The biggest exporters in Africa are Tanzania, Malawi, and Kenya. The key market is India the world largest consumer and importer although high-value niche markets in Europe and North America are also important. Indeed, selected African varieties are highly suitable for consumer niches in the Indian and other markets. But greater competition from Myanmar, and substitution of pigeonpea by yellow pea, have brought about significant changes in the pigeonpea trade. (Right, examining the plumb pigeonpea pods).

Thanks to trade liberalization and effective marketing arrangements, Myanmar has rapidly become the largest supplier of cheap pigeonpea to India. Imports from Myanmar take now place virtually all year round, reducing the competitive edge of African exporters. These traditionally were the only off-season supplier to the Indian market, and therefore enjoyed higher prices than their competitors. With the sharp increase in Myanmar exports, this is less and less the case.

Another factor is the rise in global supply of yellow pea. Due to rising prices in India's domestic chickpea market, Indian imports of yellow pea, a cheaper substitute, have increased spectacularly.
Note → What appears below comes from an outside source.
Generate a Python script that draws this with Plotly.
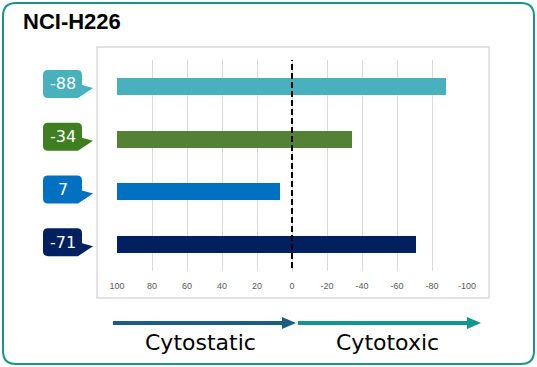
import plotly.graph_objects as go

title = "NCI-H226"
values = [-88, -34, 7, -71]
labels = ["-88", "-34", "7", "-71"]
bar_colors = ["#48b1bd", "#548235", "#0070c0", "#002060"]
callout_colors = ["#48b1bd", "#3f7f22", "#0070c0", "#002060"]
tick_vals = [100, 80, 60, 40, 20, 0, -20, -40, -60, -80, -100]
tick_text = ["100", "80", "60", "40", "20", "0", "-20", "-40", "-60", "-80", "-100"]
base_value = 100
left_label = "Cytostatic"
right_label = "Cytotoxic"

W, H = 537, 367
L, R, T, B = 117, 467, 60, 271


def PX(x):
    return (x - L) / (R - L)


def PY(y):
    return 1 - (y - T) / (B - T)


def rrect(x0, y0, x1, y1, r):
    rx = r / (R - L)
    ry = r / (B - T)
    a0, a1 = PX(x0), PX(x1)
    b0, b1 = PY(y0), PY(y1)  # b0 top (higher), b1 bottom
    return (f"M {a0+rx},{b0} L {a1-rx},{b0} Q {a1},{b0} {a1},{b0-ry} "
            f"L {a1},{b1+ry} Q {a1},{b1} {a1-rx},{b1} L {a0+rx},{b1} "
            f"Q {a0},{b1} {a0},{b1+ry} L {a0},{b0-ry} Q {a0},{b0} {a0+rx},{b0} Z")


ys = list(range(len(values)))
fig = go.Figure()
fig.add_trace(go.Bar(
    y=ys, x=[v - base_value for v in values], base=base_value,
    orientation="h", marker=dict(color=bar_colors, line=dict(width=0)),
    width=0.32, hoverinfo="skip", showlegend=False,
))

shapes = []
# outer rounded border
shapes.append(dict(type="path", xref="paper", yref="paper",
                   path=rrect(3, 3, 534, 364, 13),
                   line=dict(color="#17958d", width=2), fillcolor="rgba(0,0,0,0)", layer="below"))
# inner chart box
shapes.append(dict(type="rect", xref="paper", yref="paper",
                   x0=PX(97), x1=PX(489), y0=PY(47), y1=PY(298),
                   line=dict(color="#d9d9d9", width=1.5), fillcolor="rgba(0,0,0,0)", layer="below"))
# dashed zero line
shapes.append(dict(type="line", xref="x", yref="paper", x0=0, x1=0,
                   y0=PY(268), y1=1, line=dict(color="black", width=2, dash="6px,3px")))

# callouts
for i, c in enumerate(callout_colors):
    r = 5
    x0, x1, yt, yb = -74, -35, 16.5, -11.5
    p = (f"M {x0+r},{yt} L {x1-r},{yt} Q {x1},{yt} {x1},{yt-r} L {x1},{1.5} "
         f"L {-24},{-1.5} L {x1-4},{yb} L {x0+r},{yb} Q {x0},{yb} {x0},{yb+r} "
         f"L {x0},{yt-r} Q {x0},{yt} {x0+r},{yt} Z")
    shapes.append(dict(type="path", xref="paper", yref="y",
                       xsizemode="pixel", ysizemode="pixel",
                       xanchor=0, yanchor=i, path=p,
                       line=dict(width=0), fillcolor=c))

# arrows
def arrow(xs, xe, y, color):
    head = 14
    shapes.append(dict(type="rect", xref="paper", yref="paper",
                       x0=PX(xs), x1=PX(xe - head + 1), y0=PY(y - 2), y1=PY(y + 2),
                       line=dict(width=0), fillcolor=color))
    shapes.append(dict(type="path", xref="paper", yref="paper",
                       path=f"M {PX(xe-head)},{PY(y-6)} L {PX(xe)},{PY(y)} L {PX(xe-head)},{PY(y+6)} Z",
                       line=dict(width=0), fillcolor=color))


arrow(113, 296, 323, "#1b5e82")
arrow(298, 481, 323, "#0e968f")

annotations = [
    dict(text=f"<b>{title}</b>", xref="paper", yref="paper", x=PX(21), y=PY(22),
         xanchor="left", yanchor="middle", showarrow=False,
         font=dict(family="Liberation Sans, Arial", size=22, color="black")),
    dict(text=left_label, xref="paper", yref="paper", x=PX(200), y=PY(342),
         xanchor="center", yanchor="middle", showarrow=False,
         font=dict(family="DejaVu Sans", size=22, color="black")),
    dict(text=right_label, xref="paper", yref="paper", x=PX(387), y=PY(342),
         xanchor="center", yanchor="middle", showarrow=False,
         font=dict(family="DejaVu Sans", size=22, color="black")),
]
for i, t in enumerate(labels):
    annotations.append(dict(text=t, xref="paper", yref="y", x=PX(62.5), y=i, yshift=2.5,
                            xanchor="center", yanchor="middle", showarrow=False,
                            font=dict(family="DejaVu Sans", size=16, color="white")))

fig.update_layout(
    width=W, height=H,
    margin=dict(l=L, r=W - R, t=T, b=H - B, pad=0),
    paper_bgcolor="white", plot_bgcolor="white",
    shapes=shapes, annotations=annotations,
    xaxis=dict(range=[100, -100], tickvals=tick_vals, ticktext=tick_text,
               showgrid=True, gridcolor="#d9d9d9", gridwidth=1, zeroline=False,
               showline=False, ticks="outside", ticklen=6, tickcolor="rgba(0,0,0,0)",
               tickfont=dict(family="Liberation Sans, Arial", size=9, color="#595959"),
               fixedrange=True),
    yaxis=dict(range=[3.5, -0.5], showticklabels=False, showgrid=False,
               zeroline=False, showline=False, fixedrange=True),
    bargap=0,
)

fig.write_html("out.html", config=dict(displayModeBar=False),
               post_script="document.body.style.margin='0';document.body.style.overflow='hidden';")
But yellow pea can also easily replace pigeonpea, particularly in the price-sensitive segment of the market.

Together, these factors have two major implications for African exports: international prices are falling, which means exporters will have smaller trading margins; and the average scale of operations is increasing, which means only the larger, more efficient suppliers will survive.

Where does that leave Africa? Varietal considerations are just a starting point in the battle to increase competitiveness. In the highly competitive global pigeonpea trade, exporters must offer consistent supplies at competitive prices. Due to the poor road infrastructure and the low yields of traditional varieties, transaction costs in Africa are high. More needs to be done to increase market efficiency. Crucially, future growth in exports will depend on greater efficiency across the entire production and marketing system higher yields, economies of scale in assembly of produce, lower transport costs, and more effective implementation and enforcement of contracts.